What can the players expect from coach Sreejesh?

He said he would be uncompromising on the players' basic skills and the team's structure, but that he would give the players the freedom to express themselves on the pitch as well.

"If I tell you to draw a lotus, how you do that is up to you. What colours you choose, you will decide. Similarly, I will have a bigger structure for the team. But I have to give the players the freedom to express themselves within that structure," he said.

He has set the bar high in terms of his aims for this set of players. "I want these players to play either the 2028 or 2032 Olympics."

"They are a fresh group. My job is to teach them what I learnt from my experience. In the senior team, players can handle difficult situations because they have been there before. These boys will have to hear the same things 10,000 times from me before they become habits for them," Sreejesh said.

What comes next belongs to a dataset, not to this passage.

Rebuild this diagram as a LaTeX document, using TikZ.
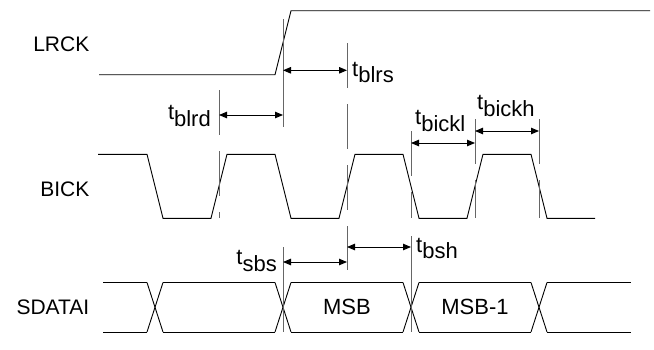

For this young side led by Amir Ali, who has already made his senior debut, the aim is to peak at next year's Junior World Cup, which will be held in India in December. However, Sreejesh's first two tournaments come in the next couple of months with the Sultan of Johor Cup followed by the Junior Asia Cup.

Right from his first day as a coach, Sreejesh has set his goals, both for himself and his team. Just a couple of months after one of Indian hockey's great playing careers came to an end, PR Sreejesh is ready to write another chapter for himself in the history of Indian hockey. If it's as good as the playing chapters, then there are more good days in store for Indian hockey.